We all know fertility treatment doesn’t always work, but it’s the chances of success we focus on when we’re going through treatment. We are often told to think positive and hope for the best, but this can make it even more difficult when a treatment cycle doesn’t work. It may seem as if all your hopes have died when you get a negative pregnancy test, and it can be hard to imagine that you will ever be able to get yourselves back on track again.
LGive yourself time and consider counselling
It is important to give yourself time after an unsuccessful treatment cycle, as the raw emotions of the initial devastating blow will take time to fade. Friends and family may not seem to understand how you are feeling and may say things that can seem hurtful. Most often, they aren’t really sure what to say and are trying to be helpful, however unkind their comments may feel. Seeing a counsellor may be beneficial to help you after an unsuccessful cycle, or you may prefer to talk to others who are in a similar position through a support group or an online forum.
Most people need more than one treatment round
You may feel you would never want to put yourself through the experience again after an unsuccessful cycle, but many people do eventually give treatment another go. Although the success rates for individual cycles of treatment are quite low, cumulative success rates are much better and many people who end up with a baby have had more than one round of treatment.
The decision to stop fertility treatment
Some couples will decide to stop having treatment, but it can be a tough decision to take as there is always another clinic or another possible route to try, and it is often hard to know where to draw the line. It will be different for every couple. Some may stop after one round of treatment, others go through repeated unsuccessful cycles before deciding to stop fertility treatment. It may be financial restraints that drive the decision, it may be a doctor advising you not to carry on or it may be that you simply cannot cope with the emotional roller coaster of trying any longer, but whatever leads you to this point, you will need support from those around you.
Grief is a normal emotional response
There is an inevitable period of grief if you are saying goodbye to the idea of becoming a parent, and it is important to understand that grieving for a child you don’t have is a valid and perfectly normal emotional response. It takes time to get through this and some people find counselling helpful. There are a number of networking groups for people who are involuntarily childless which offer peer support. Although there will be a difficult period, that doesn’t mean that life after treatment is going to be nothing but sadness and gloom.
Stopping treatment can be a relief
When you are in the midst of fertility tests and treatments, it can be hard to ever envisage life without clinic visits and the overwhelming sadness of not being a parent, which can seem to dominate every aspect of your daily life. It may come as a surprise that there can be a feeling of freedom when you stop trying to get pregnant. Your life after infertility may have been on hold for a long time, dominated by visits to the clinic and intrusive investigations. You may have felt unable to fully enjoy life when everything was overshadowed by infertility, and there can be a huge sense of relief, and a delight in finally having your life back again.

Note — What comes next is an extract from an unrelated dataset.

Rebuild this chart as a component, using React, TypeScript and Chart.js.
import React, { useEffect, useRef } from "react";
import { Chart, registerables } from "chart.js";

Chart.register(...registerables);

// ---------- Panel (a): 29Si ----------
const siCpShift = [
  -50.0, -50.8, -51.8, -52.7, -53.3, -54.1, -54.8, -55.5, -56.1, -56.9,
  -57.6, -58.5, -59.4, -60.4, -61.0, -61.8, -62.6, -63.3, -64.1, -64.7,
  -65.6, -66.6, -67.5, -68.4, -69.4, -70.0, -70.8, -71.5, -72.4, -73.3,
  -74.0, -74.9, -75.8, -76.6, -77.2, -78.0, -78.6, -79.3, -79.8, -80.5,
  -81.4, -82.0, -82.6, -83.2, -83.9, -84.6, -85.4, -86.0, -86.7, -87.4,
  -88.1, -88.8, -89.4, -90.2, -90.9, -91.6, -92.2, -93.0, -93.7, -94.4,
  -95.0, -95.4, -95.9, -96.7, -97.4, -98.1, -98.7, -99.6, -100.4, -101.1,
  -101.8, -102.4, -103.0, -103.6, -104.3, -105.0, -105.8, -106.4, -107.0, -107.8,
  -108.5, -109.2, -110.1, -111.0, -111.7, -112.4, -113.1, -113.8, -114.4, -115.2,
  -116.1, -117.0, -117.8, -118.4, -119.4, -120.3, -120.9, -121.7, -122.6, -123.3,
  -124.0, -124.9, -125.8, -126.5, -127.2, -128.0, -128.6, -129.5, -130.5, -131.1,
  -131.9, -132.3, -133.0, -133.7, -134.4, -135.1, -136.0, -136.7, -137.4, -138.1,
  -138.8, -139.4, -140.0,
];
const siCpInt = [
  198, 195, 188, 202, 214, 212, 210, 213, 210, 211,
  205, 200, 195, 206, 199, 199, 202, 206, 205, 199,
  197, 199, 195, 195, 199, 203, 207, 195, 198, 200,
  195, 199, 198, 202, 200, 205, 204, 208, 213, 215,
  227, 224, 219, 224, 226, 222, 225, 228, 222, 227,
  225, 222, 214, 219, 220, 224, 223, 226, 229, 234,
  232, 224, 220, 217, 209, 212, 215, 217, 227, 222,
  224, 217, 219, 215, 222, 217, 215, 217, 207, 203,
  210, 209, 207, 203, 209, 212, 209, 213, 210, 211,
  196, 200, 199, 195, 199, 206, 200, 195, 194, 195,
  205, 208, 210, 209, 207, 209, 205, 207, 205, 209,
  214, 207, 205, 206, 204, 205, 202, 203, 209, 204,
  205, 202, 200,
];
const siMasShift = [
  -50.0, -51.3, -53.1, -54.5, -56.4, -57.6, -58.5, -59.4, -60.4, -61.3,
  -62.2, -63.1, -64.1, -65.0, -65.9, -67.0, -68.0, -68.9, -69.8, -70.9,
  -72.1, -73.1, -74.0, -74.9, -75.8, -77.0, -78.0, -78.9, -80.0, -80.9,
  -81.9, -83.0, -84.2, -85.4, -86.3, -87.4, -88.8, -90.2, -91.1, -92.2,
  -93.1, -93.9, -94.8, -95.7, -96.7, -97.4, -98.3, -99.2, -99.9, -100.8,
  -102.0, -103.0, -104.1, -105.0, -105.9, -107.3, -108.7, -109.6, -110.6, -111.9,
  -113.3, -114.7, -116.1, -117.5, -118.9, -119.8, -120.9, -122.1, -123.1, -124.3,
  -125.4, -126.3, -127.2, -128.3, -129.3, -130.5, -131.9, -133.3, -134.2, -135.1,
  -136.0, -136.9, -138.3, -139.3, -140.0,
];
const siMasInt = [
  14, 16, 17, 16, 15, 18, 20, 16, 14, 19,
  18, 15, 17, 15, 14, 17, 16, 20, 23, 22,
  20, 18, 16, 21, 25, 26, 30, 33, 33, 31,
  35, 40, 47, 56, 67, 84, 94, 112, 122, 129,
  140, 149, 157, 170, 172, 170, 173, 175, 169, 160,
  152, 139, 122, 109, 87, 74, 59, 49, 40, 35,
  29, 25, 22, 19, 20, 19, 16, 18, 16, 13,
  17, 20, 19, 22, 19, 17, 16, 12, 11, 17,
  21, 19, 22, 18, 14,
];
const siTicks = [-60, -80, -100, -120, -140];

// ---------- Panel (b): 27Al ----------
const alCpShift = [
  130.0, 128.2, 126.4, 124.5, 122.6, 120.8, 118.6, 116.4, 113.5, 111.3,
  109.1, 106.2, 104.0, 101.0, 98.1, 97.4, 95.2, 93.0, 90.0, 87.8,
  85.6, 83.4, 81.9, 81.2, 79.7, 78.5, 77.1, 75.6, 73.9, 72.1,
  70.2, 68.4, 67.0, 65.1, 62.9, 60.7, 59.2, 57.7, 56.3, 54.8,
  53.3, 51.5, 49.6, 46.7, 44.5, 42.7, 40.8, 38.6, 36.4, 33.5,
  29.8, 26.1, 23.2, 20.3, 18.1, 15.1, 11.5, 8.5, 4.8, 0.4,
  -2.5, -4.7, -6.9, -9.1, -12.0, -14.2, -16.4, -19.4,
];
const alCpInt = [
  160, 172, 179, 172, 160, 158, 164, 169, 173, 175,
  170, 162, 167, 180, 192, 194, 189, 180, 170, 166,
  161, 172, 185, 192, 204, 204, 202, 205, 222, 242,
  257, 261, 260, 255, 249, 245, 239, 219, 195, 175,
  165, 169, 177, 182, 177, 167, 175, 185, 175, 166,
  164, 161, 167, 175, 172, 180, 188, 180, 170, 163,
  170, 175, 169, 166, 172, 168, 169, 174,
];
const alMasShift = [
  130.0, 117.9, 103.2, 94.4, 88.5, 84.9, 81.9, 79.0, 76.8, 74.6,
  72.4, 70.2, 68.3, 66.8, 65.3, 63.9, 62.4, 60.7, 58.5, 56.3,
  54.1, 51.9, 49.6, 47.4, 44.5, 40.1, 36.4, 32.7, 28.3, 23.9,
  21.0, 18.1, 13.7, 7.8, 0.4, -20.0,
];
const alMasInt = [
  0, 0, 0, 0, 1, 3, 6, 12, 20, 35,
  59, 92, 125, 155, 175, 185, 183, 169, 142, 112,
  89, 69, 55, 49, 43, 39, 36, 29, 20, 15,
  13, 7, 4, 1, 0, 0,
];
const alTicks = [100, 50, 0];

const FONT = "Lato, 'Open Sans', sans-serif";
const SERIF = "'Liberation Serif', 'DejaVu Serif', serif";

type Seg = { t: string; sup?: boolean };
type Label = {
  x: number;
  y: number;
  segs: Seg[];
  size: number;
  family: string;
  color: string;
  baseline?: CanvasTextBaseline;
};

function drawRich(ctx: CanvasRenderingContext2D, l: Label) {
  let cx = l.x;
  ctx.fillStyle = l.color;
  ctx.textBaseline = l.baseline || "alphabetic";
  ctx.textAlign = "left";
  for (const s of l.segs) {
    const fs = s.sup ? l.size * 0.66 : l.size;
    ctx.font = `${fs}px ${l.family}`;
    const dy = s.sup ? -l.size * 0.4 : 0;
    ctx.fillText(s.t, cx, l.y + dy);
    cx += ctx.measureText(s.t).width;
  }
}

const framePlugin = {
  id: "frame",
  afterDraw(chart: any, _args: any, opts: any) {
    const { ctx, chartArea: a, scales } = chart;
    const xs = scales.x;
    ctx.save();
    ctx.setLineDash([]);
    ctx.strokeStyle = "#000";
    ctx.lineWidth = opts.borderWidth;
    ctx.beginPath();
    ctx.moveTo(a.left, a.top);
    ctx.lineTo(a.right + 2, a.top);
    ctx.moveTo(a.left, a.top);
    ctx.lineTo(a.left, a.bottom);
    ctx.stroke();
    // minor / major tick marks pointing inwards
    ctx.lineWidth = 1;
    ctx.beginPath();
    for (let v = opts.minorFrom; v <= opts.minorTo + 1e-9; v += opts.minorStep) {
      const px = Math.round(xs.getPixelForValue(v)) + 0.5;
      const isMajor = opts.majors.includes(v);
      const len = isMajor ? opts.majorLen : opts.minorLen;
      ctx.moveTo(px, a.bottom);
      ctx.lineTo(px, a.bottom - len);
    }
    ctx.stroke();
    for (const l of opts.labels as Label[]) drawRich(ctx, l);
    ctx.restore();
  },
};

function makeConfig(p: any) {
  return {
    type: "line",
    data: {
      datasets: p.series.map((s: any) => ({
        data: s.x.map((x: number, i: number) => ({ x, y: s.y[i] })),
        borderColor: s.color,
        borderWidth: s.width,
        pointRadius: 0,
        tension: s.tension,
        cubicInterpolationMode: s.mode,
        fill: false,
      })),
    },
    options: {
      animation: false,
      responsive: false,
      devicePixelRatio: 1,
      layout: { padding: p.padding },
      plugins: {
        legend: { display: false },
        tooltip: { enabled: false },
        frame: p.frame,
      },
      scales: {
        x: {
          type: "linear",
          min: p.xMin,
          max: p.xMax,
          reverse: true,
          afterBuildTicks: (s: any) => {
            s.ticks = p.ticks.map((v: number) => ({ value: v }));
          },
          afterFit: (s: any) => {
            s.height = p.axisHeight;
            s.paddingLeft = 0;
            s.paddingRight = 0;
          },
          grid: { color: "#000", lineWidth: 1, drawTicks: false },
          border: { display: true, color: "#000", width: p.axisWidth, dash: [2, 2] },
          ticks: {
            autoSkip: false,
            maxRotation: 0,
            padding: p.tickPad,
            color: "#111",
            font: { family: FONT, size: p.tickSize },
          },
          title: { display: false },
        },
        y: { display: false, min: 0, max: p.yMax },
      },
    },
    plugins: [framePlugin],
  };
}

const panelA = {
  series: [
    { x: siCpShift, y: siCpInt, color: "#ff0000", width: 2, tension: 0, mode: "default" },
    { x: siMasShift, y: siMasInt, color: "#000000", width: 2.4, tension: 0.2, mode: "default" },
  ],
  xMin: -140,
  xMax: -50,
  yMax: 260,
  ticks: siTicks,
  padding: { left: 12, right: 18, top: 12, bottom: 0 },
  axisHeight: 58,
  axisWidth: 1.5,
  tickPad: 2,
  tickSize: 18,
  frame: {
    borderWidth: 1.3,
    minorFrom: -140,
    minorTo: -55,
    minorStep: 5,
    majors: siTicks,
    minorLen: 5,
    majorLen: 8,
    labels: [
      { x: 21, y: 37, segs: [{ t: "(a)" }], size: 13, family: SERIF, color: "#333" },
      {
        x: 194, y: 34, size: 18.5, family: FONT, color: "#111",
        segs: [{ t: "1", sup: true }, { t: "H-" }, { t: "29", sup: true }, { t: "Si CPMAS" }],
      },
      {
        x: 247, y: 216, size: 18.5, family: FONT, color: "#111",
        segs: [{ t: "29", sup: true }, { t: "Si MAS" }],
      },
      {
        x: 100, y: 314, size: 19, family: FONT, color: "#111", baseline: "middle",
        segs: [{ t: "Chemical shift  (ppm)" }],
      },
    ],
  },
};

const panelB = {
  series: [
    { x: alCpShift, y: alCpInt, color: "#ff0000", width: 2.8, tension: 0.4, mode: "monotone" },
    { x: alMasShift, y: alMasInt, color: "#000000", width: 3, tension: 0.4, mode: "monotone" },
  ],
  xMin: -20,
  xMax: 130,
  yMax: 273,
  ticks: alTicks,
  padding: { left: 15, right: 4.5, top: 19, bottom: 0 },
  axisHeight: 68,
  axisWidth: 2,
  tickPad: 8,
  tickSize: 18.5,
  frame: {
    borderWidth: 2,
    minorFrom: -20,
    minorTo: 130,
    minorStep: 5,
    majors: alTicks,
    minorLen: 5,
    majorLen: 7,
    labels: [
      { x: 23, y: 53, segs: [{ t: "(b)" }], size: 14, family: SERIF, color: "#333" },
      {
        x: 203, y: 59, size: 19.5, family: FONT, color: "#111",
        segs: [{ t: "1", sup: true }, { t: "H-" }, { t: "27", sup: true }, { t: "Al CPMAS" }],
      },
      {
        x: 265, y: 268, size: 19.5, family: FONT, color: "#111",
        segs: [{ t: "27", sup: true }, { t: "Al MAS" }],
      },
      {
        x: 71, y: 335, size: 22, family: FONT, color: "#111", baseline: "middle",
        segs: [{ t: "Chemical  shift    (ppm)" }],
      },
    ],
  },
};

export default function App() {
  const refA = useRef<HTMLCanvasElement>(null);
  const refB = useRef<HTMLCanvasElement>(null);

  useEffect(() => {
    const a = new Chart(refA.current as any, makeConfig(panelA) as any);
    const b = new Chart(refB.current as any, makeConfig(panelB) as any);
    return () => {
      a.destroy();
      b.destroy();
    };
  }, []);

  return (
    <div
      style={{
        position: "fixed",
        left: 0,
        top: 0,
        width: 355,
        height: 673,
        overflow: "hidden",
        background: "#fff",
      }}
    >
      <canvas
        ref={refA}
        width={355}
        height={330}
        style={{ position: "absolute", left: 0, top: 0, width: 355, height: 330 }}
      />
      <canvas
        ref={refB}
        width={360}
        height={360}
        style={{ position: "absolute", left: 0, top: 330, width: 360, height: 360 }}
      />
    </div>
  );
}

Finding the joy in life after infertility
The end to your fertility journey may not be the one you had started out wishing for, but that doesn’t mean it won’t bring closure and contentedness. Many couples report that after a period of deep sadness, they are able to make the kind of lifestyle changes that they would not have contemplated with a small baby, whether that’s going back to college, changing career, going part-time at work or deciding to travel the world. Although things may not have turned out as you would originally have wished, this doesn’t have to mean that you will live the rest of your lives regretting what you don’t have. Instead, most find that with time they can focus instead on all the good and positive things they do have and find new joys in life after infertility.